■ WHAT THE TASK REQUIRES: Nothing but the lines from the top of the data to the line holding "plt.rcParams['mathtext.bf'] = 'Liberation" should be printed, word for word and both ends included; leave the pictures out.

* START DATA BLOCK *

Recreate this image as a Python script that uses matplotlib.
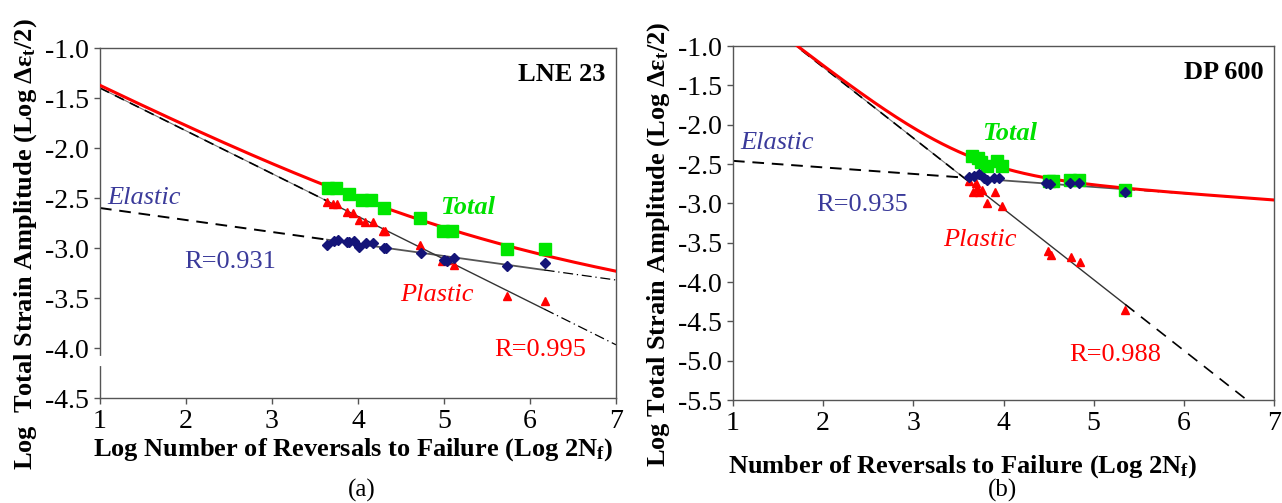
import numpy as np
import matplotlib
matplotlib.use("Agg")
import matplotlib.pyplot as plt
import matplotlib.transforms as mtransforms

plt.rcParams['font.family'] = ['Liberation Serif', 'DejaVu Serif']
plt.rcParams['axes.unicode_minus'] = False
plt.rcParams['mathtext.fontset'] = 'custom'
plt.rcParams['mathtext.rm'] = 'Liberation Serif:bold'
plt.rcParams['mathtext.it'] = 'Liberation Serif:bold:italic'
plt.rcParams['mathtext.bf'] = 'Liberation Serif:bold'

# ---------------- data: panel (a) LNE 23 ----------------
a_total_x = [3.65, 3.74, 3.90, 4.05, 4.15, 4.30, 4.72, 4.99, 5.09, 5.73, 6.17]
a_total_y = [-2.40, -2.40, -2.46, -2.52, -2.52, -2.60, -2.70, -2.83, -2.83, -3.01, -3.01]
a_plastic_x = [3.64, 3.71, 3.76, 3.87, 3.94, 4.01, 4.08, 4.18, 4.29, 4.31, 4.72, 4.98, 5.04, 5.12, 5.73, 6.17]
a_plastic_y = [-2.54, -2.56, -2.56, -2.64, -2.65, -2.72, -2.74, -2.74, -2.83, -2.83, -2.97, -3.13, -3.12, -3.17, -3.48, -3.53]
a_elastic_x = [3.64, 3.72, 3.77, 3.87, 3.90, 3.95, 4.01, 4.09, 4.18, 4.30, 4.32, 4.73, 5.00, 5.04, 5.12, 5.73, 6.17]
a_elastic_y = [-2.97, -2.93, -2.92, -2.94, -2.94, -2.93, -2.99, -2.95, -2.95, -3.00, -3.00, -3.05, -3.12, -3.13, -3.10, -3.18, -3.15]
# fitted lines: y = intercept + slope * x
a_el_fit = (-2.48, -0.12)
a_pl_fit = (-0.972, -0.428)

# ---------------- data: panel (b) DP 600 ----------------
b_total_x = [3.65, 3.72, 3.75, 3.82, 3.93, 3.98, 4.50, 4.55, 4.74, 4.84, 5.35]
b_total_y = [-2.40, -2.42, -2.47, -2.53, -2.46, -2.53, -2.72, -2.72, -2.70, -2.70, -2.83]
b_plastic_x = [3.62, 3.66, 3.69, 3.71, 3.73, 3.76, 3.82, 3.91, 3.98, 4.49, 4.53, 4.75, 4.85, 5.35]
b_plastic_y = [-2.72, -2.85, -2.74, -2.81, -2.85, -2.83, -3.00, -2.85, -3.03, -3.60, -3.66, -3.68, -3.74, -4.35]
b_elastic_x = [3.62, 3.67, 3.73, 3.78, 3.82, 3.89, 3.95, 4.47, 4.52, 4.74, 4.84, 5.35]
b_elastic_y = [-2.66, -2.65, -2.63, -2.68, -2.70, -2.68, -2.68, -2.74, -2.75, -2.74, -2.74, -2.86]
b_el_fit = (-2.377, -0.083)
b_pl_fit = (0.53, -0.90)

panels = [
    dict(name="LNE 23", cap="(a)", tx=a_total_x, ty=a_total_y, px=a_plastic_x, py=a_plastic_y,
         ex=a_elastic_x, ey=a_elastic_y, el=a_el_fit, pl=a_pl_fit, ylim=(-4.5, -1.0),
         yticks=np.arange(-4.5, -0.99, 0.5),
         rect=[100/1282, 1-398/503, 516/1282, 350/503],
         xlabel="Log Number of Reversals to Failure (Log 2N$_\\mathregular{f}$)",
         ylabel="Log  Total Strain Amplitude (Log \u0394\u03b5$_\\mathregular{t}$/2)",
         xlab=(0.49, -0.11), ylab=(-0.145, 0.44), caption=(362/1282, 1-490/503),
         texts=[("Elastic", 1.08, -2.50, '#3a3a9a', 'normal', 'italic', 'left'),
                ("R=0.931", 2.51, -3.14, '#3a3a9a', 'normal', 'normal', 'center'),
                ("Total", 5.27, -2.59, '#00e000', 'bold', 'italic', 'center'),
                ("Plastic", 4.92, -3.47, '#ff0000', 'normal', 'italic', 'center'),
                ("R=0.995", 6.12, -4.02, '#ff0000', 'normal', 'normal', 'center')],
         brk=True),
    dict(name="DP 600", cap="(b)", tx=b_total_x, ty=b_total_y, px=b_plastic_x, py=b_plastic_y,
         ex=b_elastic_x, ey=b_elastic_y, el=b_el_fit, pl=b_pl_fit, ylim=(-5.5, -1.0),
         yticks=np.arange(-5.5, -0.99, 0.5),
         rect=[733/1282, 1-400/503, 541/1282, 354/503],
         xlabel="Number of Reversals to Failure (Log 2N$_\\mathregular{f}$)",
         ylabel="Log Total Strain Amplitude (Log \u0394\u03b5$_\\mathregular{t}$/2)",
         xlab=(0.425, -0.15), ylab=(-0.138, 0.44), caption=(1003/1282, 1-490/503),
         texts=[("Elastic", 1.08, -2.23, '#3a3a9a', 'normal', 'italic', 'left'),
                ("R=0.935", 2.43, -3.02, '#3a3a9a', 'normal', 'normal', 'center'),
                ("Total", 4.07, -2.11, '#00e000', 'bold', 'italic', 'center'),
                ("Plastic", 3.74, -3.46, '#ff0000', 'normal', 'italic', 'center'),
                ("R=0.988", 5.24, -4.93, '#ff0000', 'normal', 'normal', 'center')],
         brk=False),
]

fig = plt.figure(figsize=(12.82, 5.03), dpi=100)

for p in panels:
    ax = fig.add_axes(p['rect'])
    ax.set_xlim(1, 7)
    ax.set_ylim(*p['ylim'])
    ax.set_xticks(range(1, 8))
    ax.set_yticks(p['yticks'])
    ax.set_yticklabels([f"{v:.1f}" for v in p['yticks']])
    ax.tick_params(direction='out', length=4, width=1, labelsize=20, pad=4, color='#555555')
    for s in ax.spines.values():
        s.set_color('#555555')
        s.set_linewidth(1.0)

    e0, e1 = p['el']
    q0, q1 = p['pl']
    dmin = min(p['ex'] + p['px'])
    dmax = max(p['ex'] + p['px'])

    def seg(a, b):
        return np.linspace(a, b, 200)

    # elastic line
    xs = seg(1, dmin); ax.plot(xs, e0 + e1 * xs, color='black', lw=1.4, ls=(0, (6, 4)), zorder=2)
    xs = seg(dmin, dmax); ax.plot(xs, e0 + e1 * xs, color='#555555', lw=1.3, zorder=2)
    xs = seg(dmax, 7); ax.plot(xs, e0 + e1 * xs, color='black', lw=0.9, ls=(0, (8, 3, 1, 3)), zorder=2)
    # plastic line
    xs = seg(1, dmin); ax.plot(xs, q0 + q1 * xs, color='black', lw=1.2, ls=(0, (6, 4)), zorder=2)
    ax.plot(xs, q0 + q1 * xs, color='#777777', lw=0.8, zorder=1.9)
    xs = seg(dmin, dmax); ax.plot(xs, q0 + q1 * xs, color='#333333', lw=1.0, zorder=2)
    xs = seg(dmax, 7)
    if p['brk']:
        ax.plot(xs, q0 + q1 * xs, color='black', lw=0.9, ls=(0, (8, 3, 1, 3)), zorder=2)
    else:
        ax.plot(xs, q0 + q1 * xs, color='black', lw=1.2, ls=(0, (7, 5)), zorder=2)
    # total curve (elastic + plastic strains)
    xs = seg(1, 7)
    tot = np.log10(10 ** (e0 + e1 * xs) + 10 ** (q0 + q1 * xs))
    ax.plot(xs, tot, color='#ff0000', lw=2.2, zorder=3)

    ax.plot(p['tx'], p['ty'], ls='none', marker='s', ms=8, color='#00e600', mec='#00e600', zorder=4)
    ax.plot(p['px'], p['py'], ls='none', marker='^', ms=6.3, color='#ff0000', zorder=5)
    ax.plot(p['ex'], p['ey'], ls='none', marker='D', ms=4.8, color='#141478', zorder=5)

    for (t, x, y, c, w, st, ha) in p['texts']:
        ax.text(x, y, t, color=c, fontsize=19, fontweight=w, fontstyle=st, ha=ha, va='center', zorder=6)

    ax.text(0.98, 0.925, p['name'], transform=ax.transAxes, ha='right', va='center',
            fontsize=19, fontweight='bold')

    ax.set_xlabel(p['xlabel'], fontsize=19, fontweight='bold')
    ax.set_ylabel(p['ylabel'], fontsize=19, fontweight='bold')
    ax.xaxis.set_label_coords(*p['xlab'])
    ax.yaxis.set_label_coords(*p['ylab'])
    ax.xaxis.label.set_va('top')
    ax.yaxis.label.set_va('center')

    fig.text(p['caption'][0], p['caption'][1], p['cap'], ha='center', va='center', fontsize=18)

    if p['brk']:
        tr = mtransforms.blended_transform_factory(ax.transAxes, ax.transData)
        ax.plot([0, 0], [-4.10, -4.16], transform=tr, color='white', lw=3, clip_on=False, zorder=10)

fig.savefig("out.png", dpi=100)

* END DATA BLOCK *

■ ANSWER IN FULL:
Recreate this image as a Python script that uses matplotlib.
import numpy as np
import matplotlib
matplotlib.use("Agg")
import matplotlib.pyplot as plt
import matplotlib.transforms as mtransforms

plt.rcParams['font.family'] = ['Liberation Serif', 'DejaVu Serif']
plt.rcParams['axes.unicode_minus'] = False
plt.rcParams['mathtext.fontset'] = 'custom'
plt.rcParams['mathtext.rm'] = 'Liberation Serif:bold'
plt.rcParams['mathtext.it'] = 'Liberation Serif:bold:italic'
plt.rcParams['mathtext.bf'] = 'Liberation Serif:bold'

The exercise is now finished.